In this same bill, a county ballot board will process the absentee ballots. If a ballot is rejected with insufficient time to send a replacement, within weeks after the election, a notice will be mailed to the voter with an explanation of why the ballot was rejected. Voters can avoid repeating errors the next time if they know what happened.

As a reminder, you may complete an absentee ballot at the county office prior to Election Day where county officials can assist you to be sure all is done correctly. The ballot is processed at the county so its transportation is secure; the same is true for school district and township official offices.

The second new law helps military personnel by moving Minnesota's traditional September primary to the second Tuesday in August to allow more time for ballots to be submitted. This complies with the federal Military and Overseas Voter Empowerment Act, which requires at least a 45-day period for absentee ballots to be returned and counted for primaries and elections. The previous law was 30 days. When you fight for our right to vote, we will fight for your right to cast your ballot and have it counted!

The third bill we were suc--cessful in adopting is one I co-authored to ensure accurate election rolls and accurate counting at the polls. The new law will require the secretary of state to match voter regis-tration information with the Social Security death index, Department of Public Safety identification records and the Department of Corrections felony convictions.

The official voting record must be signed by election judges in the polling place on Election Day after the polls close and all ballots are counted and reconciled: The number of ballots received from the county at the polling place must equal the number of ballots going back to the county. All election officials must sign as they hand off the ballots to one another. The official record requires the number of ballots to equal the number of voters and any discrepancies to be reconciled that night.

Our election judges work hard to get things right and this will help them document completely so the work they do will stand in any recount as accurate.

An amendment to require a photo ID was rejected with only Democrats voting against the proposal. This requirement is supported by nearly 85 percent of Minnesotans surveyed so it is amazing to me anyone objects to such a common-sense measure, especially when those at the poverty level are given a non-driving ID free of charge and the U.S. Supreme Court has upheld such legislation as constitutional.

Other states have such a requirement and there are no problems with its implementation or use. In fact, it speeds up the process and gives all involved a greater sense of security. Who we vote for is secret. Who you are and where you live is a public right to know. The Minnesota election system owes all of us that level of assurance. I hope to see photo ID pass in the next legislative session!
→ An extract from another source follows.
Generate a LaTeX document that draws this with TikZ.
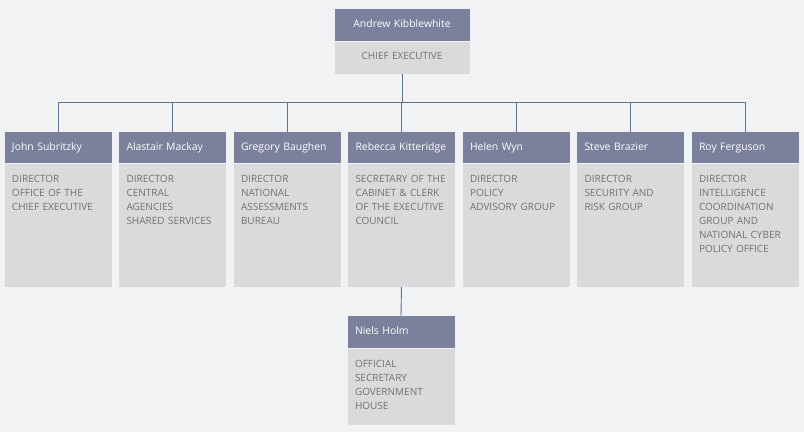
\documentclass[tikz,border=0pt]{standalone}
\usepackage{fontspec}
\setmainfont{Open Sans}
\usepackage{tikz}
\usetikzlibrary{positioning}
\definecolor{pagegrey}{HTML}{F1F2F4}
\definecolor{headblue}{HTML}{7B809C}
\definecolor{bodygrey}{HTML}{D9DADC}
\definecolor{linkblue}{HTML}{5F7290}
\definecolor{textgrey}{HTML}{707275}

\begin{document}
\begin{tikzpicture}[x=1pt,y=-1pt,
		head/.style={fill=headblue, text=white, anchor=north, minimum width=106pt, minimum height=31pt,
			text width=92pt, inner xsep=7.5pt, inner ysep=0pt, text height=8pt, text depth=2.5pt,
			align=left, font=\fontsize{10.4}{14}\selectfont},
		body/.style={fill=bodygrey, text=textgrey, text width=92pt, inner xsep=7.5pt, inner ysep=10pt,
			text height=9pt, text depth=94pt, align=left, font=\fontsize{10}{14}\selectfont},
		link/.style={linkblue, line width=0.9pt}]
		\fill[pagegrey] (0,0) rectangle (804,432);
		\useasboundingbox (0,0) rectangle (804,432);
		\node[head, minimum width=134pt, minimum height=32pt, text width=120pt, align=center] (kibblewhite) at (402,9) {Andrew Kibblewhite};
		\node[body, below=0pt of kibblewhite, text width=120pt, text height=7pt, text depth=2.5pt, inner ysep=11.25pt, align=center] (kibblewhiteb) {CHIEF EXECUTIVE};
		\node[head] (subritzky) at (58,132) {John Subritzky};
		\node[body, below=0pt of subritzky] (subritzkyb) {DIRECTOR\\OFFICE OF THE\\CHIEF EXECUTIVE};
		\node[head] (mackay) at (172.5,132) {Alastair Mackay};
		\node[body, below=0pt of mackay] (mackayb) {DIRECTOR\\CENTRAL\\AGENCIES\\SHARED SERVICES};
		\node[head] (baughen) at (287,132) {Gregory Baughen};
		\node[body, below=0pt of baughen] (baughenb) {DIRECTOR\\NATIONAL\\ASSESSMENTS\\BUREAU};
		\node[head] (kitteridge) at (401.5,132) {Rebecca Kitteridge};
		\node[body, below=0pt of kitteridge] (kitteridgeb) {SECRETARY OF THE\\CABINET \& CLERK\\OF THE EXECUTIVE\\COUNCIL};
		\node[head] (wyn) at (516,132) {Helen Wyn};
		\node[body, below=0pt of wyn] (wynb) {DIRECTOR\\POLICY\\ADVISORY GROUP};
		\node[head] (brazier) at (630.5,132) {Steve Brazier};
		\node[body, below=0pt of brazier] (brazierb) {DIRECTOR\\SECURITY AND\\RISK GROUP};
		\node[head] (ferguson) at (745,132) {Roy Ferguson};
		\node[body, below=0pt of ferguson] (fergusonb) {DIRECTOR\\INTELLIGENCE\\COORDINATION\\GROUP AND\\NATIONAL CYBER\\POLICY OFFICE};
		\node[head, minimum height=32pt] (holm) at (401,316) {Niels Holm};
		\node[body, below=0pt of holm, text depth=47pt] (holmb) {OFFICIAL\\SECRETARY\\GOVERNMENT\\HOUSE};
		\draw[link] (kibblewhiteb.south) -- ++(0,29) coordinate (bus);
		\foreach \who in {subritzky,mackay,baughen,kitteridge,wyn,brazier,ferguson}
			\draw[link] (\who.north) |- (bus);
		\draw[link] (kitteridgeb.south) -- (holm.north);
\end{tikzpicture}
\end{document}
I would like to see us go even further to promote ballot integrity, but this is a good start. Most important is these new measures should help us catch any abnormalities up-stream instead of at the end of the process during a re-count like we saw in the U.S. Senate election two years ago.

Many of these measures I already used while I was sec-retary of state, but they are now put into law so they are required of the current and future secretaries of state.

Mary Kiffmeyer. R-Big Lake, is a member of the Minnesota House and two-term Republican Minnesota secretary of state.